Another possible way is through religion since we could say that Western culture is essentially of Judeo-Christian origin, but using religion as a criterion for belonging to the West is not without problems either. For example, much of Africa professes Christianity, and yet we would hardly think that these African countries belong to Western civilization. To draw a line between Western civilization and all other civilizations we will use Huntington’s division in his 2011 book, Clash of Civilizations.

Thus, Huntington distinguishes nine different civilizations. If we rank countries by type of civilization and calculate the average score on the women’s well-being index, we get the following graph.

Source Huntington (2011). Georgetown Institute for Women, Peace, and Security.

Here we see how, indeed, Western civilization is the one that best protects women’s rights. Being in a western country signifies a better position for women in terms of social inclusion, non-discrimination, and increased security. Western women enjoy the most rights in the world.

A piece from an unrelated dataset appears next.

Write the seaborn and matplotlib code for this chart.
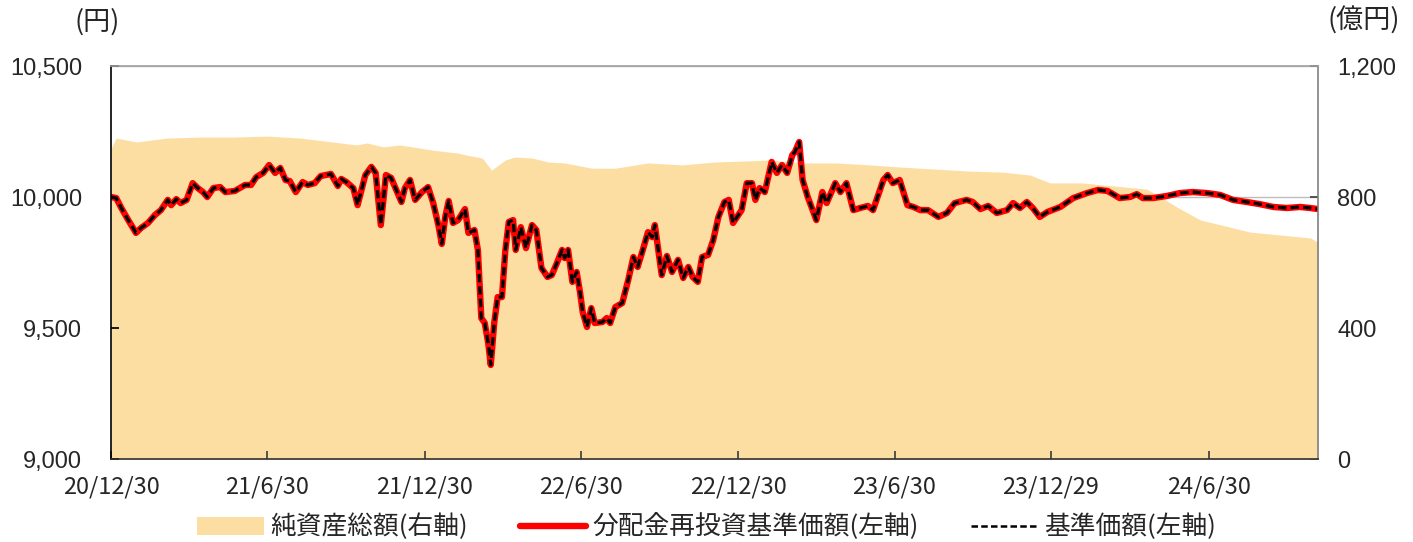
import pandas as pd
import matplotlib.pyplot as plt
from matplotlib.patches import Patch
from matplotlib.lines import Line2D
import seaborn as sns

# 基準価額 (円) - no distributions, so the reinvested series is identical
nav_dates = [
    '2020-12-30', '2021-01-05', '2021-01-11', '2021-01-19', '2021-01-28', '2021-02-03',
    '2021-02-11', '2021-02-19', '2021-02-26', '2021-03-06', '2021-03-10', '2021-03-16',
    '2021-03-21', '2021-03-28', '2021-04-04', '2021-04-10', '2021-04-16', '2021-04-21',
    '2021-04-28', '2021-05-06', '2021-05-12', '2021-05-23', '2021-06-04', '2021-06-11',
    '2021-06-17', '2021-06-25', '2021-07-02', '2021-07-09', '2021-07-15', '2021-07-21',
    '2021-07-26', '2021-08-02', '2021-08-10', '2021-08-16', '2021-08-24', '2021-08-31',
    '2021-09-12', '2021-09-20', '2021-09-24', '2021-09-30', '2021-10-08', '2021-10-13',
    '2021-10-22', '2021-10-29', '2021-11-03', '2021-11-09', '2021-11-15', '2021-11-21',
    '2021-11-27', '2021-12-03', '2021-12-07', '2021-12-13', '2021-12-19', '2021-12-27',
    '2022-01-03', '2022-01-09', '2022-01-15', '2022-01-19', '2022-01-23', '2022-01-27',
    '2022-02-01', '2022-02-07', '2022-02-15', '2022-02-19', '2022-02-26', '2022-03-02',
    '2022-03-06', '2022-03-10', '2022-03-14', '2022-03-17', '2022-03-21', '2022-03-25',
    '2022-03-30', '2022-04-03', '2022-04-07', '2022-04-12', '2022-04-15', '2022-04-21',
    '2022-04-27', '2022-05-04', '2022-05-09', '2022-05-15', '2022-05-22', '2022-05-27',
    '2022-06-02', '2022-06-08', '2022-06-11', '2022-06-15', '2022-06-20', '2022-06-25',
    '2022-06-29', '2022-07-02', '2022-07-07', '2022-07-12', '2022-07-16', '2022-07-25',
    '2022-07-30', '2022-08-03', '2022-08-09', '2022-08-17', '2022-08-24', '2022-08-30',
    '2022-09-04', '2022-09-10', '2022-09-16', '2022-09-21', '2022-09-24', '2022-10-02',
    '2022-10-08', '2022-10-14', '2022-10-21', '2022-10-27', '2022-11-02', '2022-11-07',
    '2022-11-13', '2022-11-18', '2022-11-25', '2022-12-01', '2022-12-07', '2022-12-14',
    '2022-12-19', '2022-12-24', '2023-01-03', '2023-01-09', '2023-01-15', '2023-01-19',
    '2023-01-24', '2023-01-30', '2023-02-07', '2023-02-13', '2023-02-19', '2023-02-25',
    '2023-03-03', '2023-03-06', '2023-03-11', '2023-03-15', '2023-03-21', '2023-03-31',
    '2023-04-07', '2023-04-12', '2023-04-22', '2023-04-28', '2023-05-05', '2023-05-13',
    '2023-05-21', '2023-05-30', '2023-06-05', '2023-06-11', '2023-06-17', '2023-06-22',
    '2023-06-28', '2023-07-06', '2023-07-15', '2023-07-22', '2023-07-30', '2023-08-08',
    '2023-08-20', '2023-08-30', '2023-09-08', '2023-09-22', '2023-09-29', '2023-10-08',
    '2023-10-17', '2023-10-27', '2023-11-08', '2023-11-15', '2023-11-23', '2023-12-01',
    '2023-12-08', '2023-12-16', '2023-12-25', '2024-01-09', '2024-01-24', '2024-02-09',
    '2024-02-22', '2024-03-04', '2024-03-18', '2024-03-30', '2024-04-07', '2024-04-14',
    '2024-04-26', '2024-05-12', '2024-05-27', '2024-06-11', '2024-06-28', '2024-07-13',
    '2024-07-28', '2024-08-13', '2024-08-28', '2024-09-13', '2024-09-29', '2024-10-14',
    '2024-10-26', '2024-11-04',
]
nav_values = [
    10000, 9996, 9958, 9912, 9863, 9882,
    9901, 9931, 9950, 9989, 9969, 9992,
    9977, 9989, 10053, 10034, 10019, 10000,
    10034, 10038, 10019, 10023, 10046, 10046,
    10076, 10092, 10122, 10092, 10111, 10065,
    10061, 10019, 10057, 10046, 10053, 10080,
    10088, 10042, 10069, 10057, 10034, 9969,
    10084, 10115, 10092, 9893, 10084, 10073,
    10027, 9981, 10034, 10065, 9989, 10019,
    10038, 9977, 9893, 9821, 9924, 9985,
    9901, 9912, 9954, 9863, 9874, 9798,
    9538, 9519, 9443, 9359, 9519, 9618,
    9618, 9798, 9905, 9912, 9798, 9885,
    9805, 9893, 9874, 9729, 9695, 9702,
    9748, 9798, 9767, 9798, 9676, 9714,
    9634, 9561, 9504, 9576, 9519, 9523,
    9538, 9519, 9580, 9595, 9683, 9771,
    9733, 9798, 9866, 9847, 9893, 9702,
    9775, 9714, 9760, 9691, 9733, 9695,
    9676, 9771, 9779, 9836, 9924, 9981,
    9989, 9901, 9950, 10053, 10053, 9989,
    10034, 10019, 10134, 10092, 10122, 10092,
    10160, 10172, 10210, 10065, 10000, 9912,
    10019, 9977, 10053, 10019, 10053, 9950,
    9958, 9966, 9950, 10008, 10065, 10084,
    10053, 10065, 9969, 9962, 9950, 9950,
    9924, 9939, 9977, 9989, 9981, 9954,
    9966, 9939, 9950, 9977, 9958, 9981,
    9958, 9924, 9943, 9962, 9996, 10015,
    10027, 10023, 9996, 10000, 10011, 9996,
    9996, 10004, 10015, 10019, 10015, 10008,
    9989, 9981, 9973, 9962, 9958, 9962,
    9958, 9954,
]

# 純資産総額 (億円)
aum_dates = [
    '2020-12-30', '2021-01-05', '2021-01-29', '2021-03-05', '2021-04-13', '2021-05-21',
    '2021-06-30', '2021-08-07', '2021-09-14', '2021-10-12', '2021-10-24', '2021-11-12',
    '2021-12-01', '2022-01-09', '2022-02-07', '2022-02-17', '2022-03-07', '2022-03-18',
    '2022-04-03', '2022-04-14', '2022-05-04', '2022-05-23', '2022-06-11', '2022-07-13',
    '2022-08-09', '2022-09-16', '2022-10-26', '2022-12-03', '2023-01-09', '2023-02-05',
    '2023-03-15', '2023-04-24', '2023-06-01', '2023-07-10', '2023-08-18', '2023-09-26',
    '2023-11-03', '2023-12-05', '2023-12-28', '2024-02-04', '2024-04-19', '2024-05-24',
    '2024-06-20', '2024-08-17', '2024-10-26', '2024-11-04',
]
aum_values = [
    949, 980, 968, 980, 983, 983,
    986, 980, 968, 959, 965, 953,
    959, 943, 934, 928, 919, 882,
    913, 922, 919, 907, 904, 888,
    888, 904, 898, 907, 910, 913,
    904, 904, 898, 891, 885, 879,
    876, 867, 843, 843, 824, 769,
    730, 693, 675, 662,
]

tick_dates = ['2020-12-30', '2021-06-30', '2021-12-30', '2022-06-30',
              '2022-12-30', '2023-06-30', '2023-12-29', '2024-06-30']
tick_labels = ['20/12/30', '21/6/30', '21/12/30', '22/6/30',
               '22/12/30', '23/6/30', '23/12/29', '24/6/30']
left_ticks = [9000, 9500, 10000, 10500]
right_ticks = [0, 400, 800, 1200]

AREA = '#FDDEA2'
RED = '#FF0000'
DASH = (0, (2.6, 1.3))

sns.set_theme(style='white')
plt.rcParams['font.family'] = ['Noto Sans CJK JP', 'DejaVu Sans']

nav = pd.DataFrame({'date': pd.to_datetime(nav_dates), 'nav': nav_values})
aum = pd.DataFrame({'date': pd.to_datetime(aum_dates), 'aum': aum_values})

fig = plt.figure(figsize=(14.13, 5.42), dpi=100)
ax = fig.add_axes([0.0786, 0.1531, 0.8542, 0.7251])
ax_r = ax.twinx()
ax.set_zorder(ax_r.get_zorder() + 1)
ax.patch.set_visible(False)

# right axis: net assets area
ax_r.fill_between(aum['date'], aum['aum'], 0, color=AREA, lw=0, zorder=1)
ax_r.set_ylim(0, 1200)
ax_r.set_yticks(right_ticks, labels=[f'{v:,}' for v in right_ticks])
ax_r.yaxis.grid(True, color='#BDBDBD', lw=1)
ax_r.set_axisbelow(True)
ax_r.tick_params(axis='y', direction='in', length=6, color='#404040',
                 labelsize=17, pad=14)
for lab in ax_r.get_yticklabels():
    lab.set_fontfamily('Liberation Sans')
for s in ax_r.spines.values():
    s.set_visible(False)

# left axis: NAV lines
sns.lineplot(data=nav, x='date', y='nav', ax=ax, color=RED, lw=4.6)
sns.lineplot(data=nav, x='date', y='nav', ax=ax, color='black', lw=2.3,
             linestyle=DASH)
ax.set_ylim(9000, 10500)
ax.set_yticks(left_ticks, labels=[f'{v:,}' for v in left_ticks])
ax.set_xlim(pd.Timestamp('2020-12-30'), pd.Timestamp('2024-11-04'))
ax.set_xticks(pd.to_datetime(tick_dates), labels=tick_labels)
ax.set_xlabel('')
ax.set_ylabel('')
ax.tick_params(axis='y', direction='in', length=6, color='black',
               labelsize=17, pad=21)
ax.tick_params(axis='x', direction='in', length=6, color='#404040',
               labelsize=17, pad=12)
ax.tick_params(bottom=True, left=True)
for lab in ax.get_yticklabels():
    lab.set_fontfamily('Liberation Sans')
ax.spines['left'].set_color('black')
ax.spines['bottom'].set_color('#303030')
ax.spines['top'].set_color('#A0A0A0')
ax.spines['right'].set_color('#808080')
for s in ax.spines.values():
    s.set_linewidth(1.2)

fig.text(97 / 1413, 1 - 22 / 542, '(円)', ha='center', va='center', fontsize=19.5)
fig.text(1364 / 1413, 1 - 21 / 542, '(億円)', ha='center', va='center', fontsize=19.5)

handles = [
    Patch(facecolor=AREA, edgecolor='none'),
    Line2D([], [], color=RED, lw=4.6),
    Line2D([], [], color='black', lw=1.8, linestyle=DASH),
]
labels = ['純資産総額(右軸)', '分配金再投資基準価額(左軸)', '基準価額(左軸)']
fig.legend(handles, labels, loc='lower center', bbox_to_anchor=(0.5, -0.04),
           ncol=3, frameon=False, fontsize=18.5, handlelength=2.6,
           handletextpad=0.25, columnspacing=2.0)

fig.savefig('out.png', dpi=100)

Of the 20 countries with the highest well-being for women, 19 are Western countries (Singapore, a capitalist country par excellence, would be the only non-Western country). The Islamic country with the highest welfare for women is the United Arab Emirates, which ranks 43rd in the world and has a score almost identical to that of the penultimate western country on the list (Hungary). On the contrary, of the 20 worst countries with the least welfare for women, 15 are Islamic countries, and five are African ones. Western countries are, therefore, the best place in the world to be a woman.

Conclusion

Discrimination against women is a phenomenon typical of anti-capitalist and Islamic countries. The protection of women’s rights, in bright contrast, is a phenomenon that occurs in capitalist and western nations. Therefore, the best cure against gender discrimination is to adopt policies aimed at economic liberalization, as well as to cultivate and protect western values.